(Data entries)
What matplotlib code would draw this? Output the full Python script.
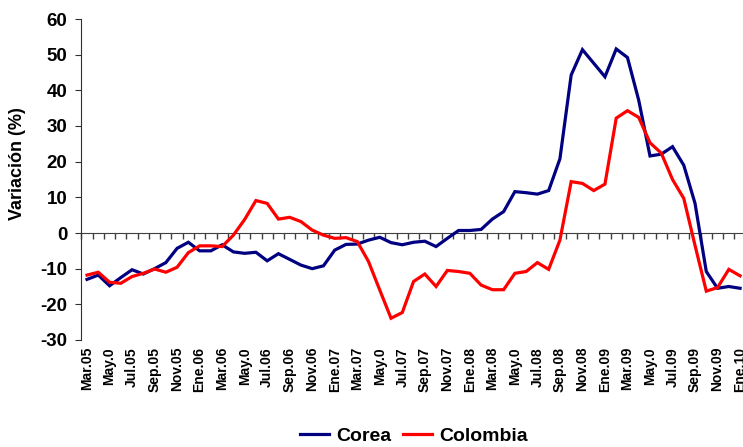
import numpy as np
import matplotlib
matplotlib.use('Agg')
from matplotlib import pyplot as plt

plt.rcParams['font.family'] = ['Liberation Sans', 'DejaVu Sans']
plt.rcParams['axes.unicode_minus'] = False

# variacion anual mensual, Mar.05 - Ene.10
corea = [-13, -11.8, -14.8, -12.5, -10.3, -11.5, -10, -8.3, -4.3, -2.6,
         -5, -5, -3.3, -5.3, -5.7, -5.4, -7.8, -5.8, -7.4, -9, -10, -9.2,
         -4.8, -3.2, -3.1, -2, -1.2, -2.7, -3.3, -2.6, -2.3, -3.8, -1.5,
         0.7, 0.7, 1, 3.9, 6, 11.6, 11.3, 10.9, 11.9, 20.8, 44.3, 51.4,
         47.6, 43.8, 51.6, 49.2, 37.2, 21.6, 22.1, 24.2, 19, 8.3, -10.8,
         -15.5, -15, -15.5]
colombia = [-11.8, -11, -13.8, -14.1, -12.2, -11.3, -10.1, -11, -9.6, -5.5,
            -3.6, -3.6, -3.8, -0.6, 3.8, 9.1, 8.3, 3.9, 4.4, 3.2, 0.8, -0.6,
            -1.5, -1.3, -2.4, -8, -16, -23.9, -22.3, -13.6, -11.5, -15,
            -10.5, -10.8, -11.3, -14.6, -15.9, -15.9, -11.3, -10.8, -8.3,
            -10.2, -2, 14.4, 13.9, 11.9, 13.7, 32.2, 34.3, 32.4, 25.3, 22.4,
            15, 9.7, -3.5, -16.3, -15.3, -10.2, -12]
etiquetas = ['Mar.05', 'May.0', 'Jul.05', 'Sep.05', 'Nov.05', 'Ene.06',
             'Mar.06', 'May.0', 'Jul.06', 'Sep.06', 'Nov.06', 'Ene.07',
             'Mar.07', 'May.0', 'Jul.07', 'Sep.07', 'Nov.07', 'Ene.08',
             'Mar.08', 'May.0', 'Jul.08', 'Sep.08', 'Nov.08', 'Ene.09',
             'Mar.09', 'May.0', 'Jul.09', 'Sep.09', 'Nov.09', 'Ene.10']

x = np.arange(len(corea))

fig = plt.figure(figsize=(7.43, 4.47), dpi=100)
ax = fig.add_axes([81.4/743, 107/447, 664.3/743, 321/447])

l1, = ax.plot(x, corea, color='#000080', lw=2.3, solid_joinstyle='miter')
l2, = ax.plot(x, colombia, color='#FF0000', lw=2.3, solid_joinstyle='miter')

ax.set_xlim(-0.5, len(x) - 0.5)
ax.set_ylim(-30, 60)
ax.set_yticks(range(-30, 61, 10))

for s in ['top', 'right', 'bottom']:
    ax.spines[s].set_visible(False)
ax.spines['left'].set_color('#303030')
ax.tick_params(axis='y', direction='out', length=4, color='#303030',
               labelsize=13.5, pad=6)
for t in ax.get_yticklabels():
    t.set_fontweight('bold')

ax.set_xticks(x[::2])
ax.set_xticklabels(etiquetas, rotation=90, fontsize=10, fontweight='bold')
ax.tick_params(axis='x', length=0, pad=5)

# eje de categorias cruzando en cero
eje0 = ax.secondary_xaxis(30/90)
eje0.set_xticks(np.arange(-0.5, len(x), 1))
eje0.set_xticklabels([])
eje0.tick_params(direction='out', length=4, width=1, color='#404040')
eje0.spines['bottom'].set_color('#404040')

ax.set_ylabel('Variación (%)', fontsize=13, fontweight='bold')
ax.yaxis.set_label_coords(-0.083, 0.55)

fig.legend([l1, l2], ['Corea', 'Colombia'], loc='center',
           bbox_to_anchor=(0.557, 0.024), ncol=2, frameon=False,
           prop={'size': 14, 'weight': 'bold'}, handlelength=1.5,
           handletextpad=0.35, columnspacing=0.6)

fig.savefig('out.png', dpi=100)
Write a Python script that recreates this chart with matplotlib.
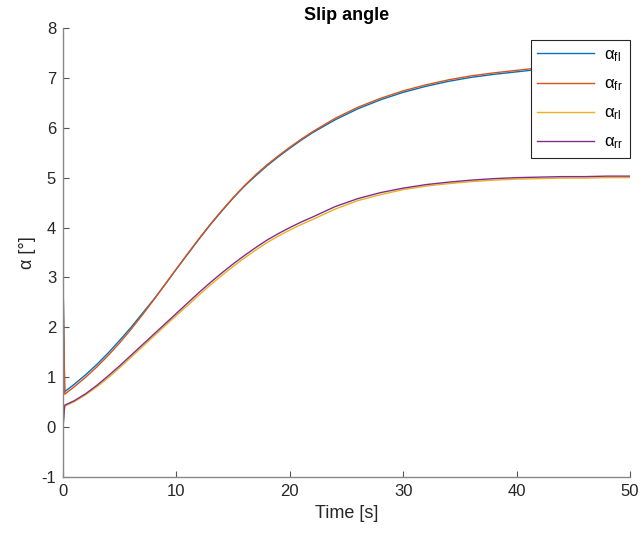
import numpy as np
import matplotlib
matplotlib.use('Agg')
from matplotlib import pyplot as plt

plt.rcParams['font.family'] = ['Liberation Sans', 'DejaVu Sans']
plt.rcParams['mathtext.fontset'] = 'custom'
plt.rcParams['mathtext.rm'] = 'Liberation Sans'
plt.rcParams['axes.unicode_minus'] = False

# time [s]
t = [0, 0.15, 1, 2, 3, 4, 5, 6, 7, 8, 9, 10, 11, 12, 13, 14, 15, 16, 17, 18, 19,
     20, 21, 22, 24, 26, 28, 30, 32, 34, 36, 38, 40, 42, 44, 46, 48, 50]

# slip angles [deg]
alpha_fl = [3.0, 0.71, 0.86, 1.05, 1.26, 1.49, 1.74, 2.00, 2.28, 2.56, 2.86, 3.17,
            3.47, 3.77, 4.06, 4.33, 4.59, 4.83, 5.04, 5.24, 5.42, 5.59, 5.75, 5.90,
            6.16, 6.38, 6.56, 6.71, 6.83, 6.93, 7.01, 7.07, 7.12, 7.17, 7.21, 7.25, 7.29, 7.32]
alpha_fr = [3.0, 0.66, 0.81, 1.00, 1.21, 1.44, 1.69, 1.96, 2.25, 2.55, 2.86, 3.17,
            3.48, 3.78, 4.07, 4.34, 4.60, 4.84, 5.06, 5.26, 5.44, 5.61, 5.77, 5.92,
            6.19, 6.41, 6.59, 6.74, 6.86, 6.96, 7.04, 7.10, 7.15, 7.20, 7.24, 7.28, 7.32, 7.35]
alpha_rl = [0.0, 0.42, 0.51, 0.65, 0.81, 0.99, 1.19, 1.40, 1.61, 1.82, 2.03, 2.24,
            2.44, 2.65, 2.85, 3.04, 3.22, 3.39, 3.55, 3.70, 3.83, 3.95, 4.06, 4.16,
            4.37, 4.54, 4.66, 4.76, 4.83, 4.88, 4.92, 4.95, 4.97, 4.98, 4.99, 4.99, 5.00, 5.00]
alpha_rr = [0.0, 0.44, 0.53, 0.67, 0.84, 1.03, 1.23, 1.44, 1.65, 1.86, 2.07, 2.28,
            2.49, 2.70, 2.90, 3.09, 3.27, 3.44, 3.60, 3.75, 3.88, 4.00, 4.11, 4.21,
            4.42, 4.58, 4.70, 4.79, 4.86, 4.91, 4.95, 4.98, 5.00, 5.01, 5.02, 5.02, 5.03, 5.03]

fig = plt.figure(figsize=(6.43, 5.37), dpi=100)
ax = fig.add_axes([0.098, 0.1117, 0.882, 0.8363])

ax.plot(t, alpha_fl, color='#0072BD', lw=1.0, label=r'$\mathregular{\alpha_{fl}}$')
ax.plot(t, alpha_fr, color='#D95319', lw=1.0, label=r'$\mathregular{\alpha_{fr}}$')
ax.plot(t, alpha_rl, color='#EDB120', lw=1.0, label=r'$\mathregular{\alpha_{rl}}$')
ax.plot(t, alpha_rr, color='#7E2F8E', lw=1.0, label=r'$\mathregular{\alpha_{rr}}$')

ax.set_xlim(0, 50)
ax.set_ylim(-1, 8)
ax.set_xticks(range(0, 51, 10))
ax.set_yticks(range(-1, 9))
ax.spines['top'].set_visible(False)
ax.spines['right'].set_visible(False)
for s in ('left', 'bottom'):
    ax.spines[s].set_color('#888888')
    ax.spines[s].set_linewidth(1.0)
ax.tick_params(direction='in', length=4, color='#555555', labelsize=12,
               labelcolor='#262626', pad=5)

ax.set_xlabel('Time [s]', fontsize=13, color='#262626', labelpad=4)
ax.set_ylabel('α [°]', fontsize=13, color='#262626', labelpad=4)
ax.set_title('Slip angle', fontsize=13, fontweight='bold', pad=5.5)

leg = ax.legend(loc='upper right', bbox_to_anchor=(1.0, 0.972), borderaxespad=0,
                fontsize=12, fancybox=False, framealpha=1, edgecolor='#262626',
                handlelength=3.4, handletextpad=0.6, labelspacing=0.75, borderpad=0.4)
leg.get_frame().set_linewidth(0.8)

fig.savefig('out.png', dpi=100)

## GIVEN INSTRUCTION
Exactly as they stand, quote the lines beginning with the one that contains "Write a Python" and ending with the one that contains "46, 48, 50]", with no pictures.

## EXERCISE RESPONSE
Write a Python script that recreates this chart with matplotlib.
import numpy as np
import matplotlib
matplotlib.use('Agg')
from matplotlib import pyplot as plt

plt.rcParams['font.family'] = ['Liberation Sans', 'DejaVu Sans']
plt.rcParams['mathtext.fontset'] = 'custom'
plt.rcParams['mathtext.rm'] = 'Liberation Sans'
plt.rcParams['axes.unicode_minus'] = False

# time [s]
t = [0, 0.15, 1, 2, 3, 4, 5, 6, 7, 8, 9, 10, 11, 12, 13, 14, 15, 16, 17, 18, 19,
     20, 21, 22, 24, 26, 28, 30, 32, 34, 36, 38, 40, 42, 44, 46, 48, 50]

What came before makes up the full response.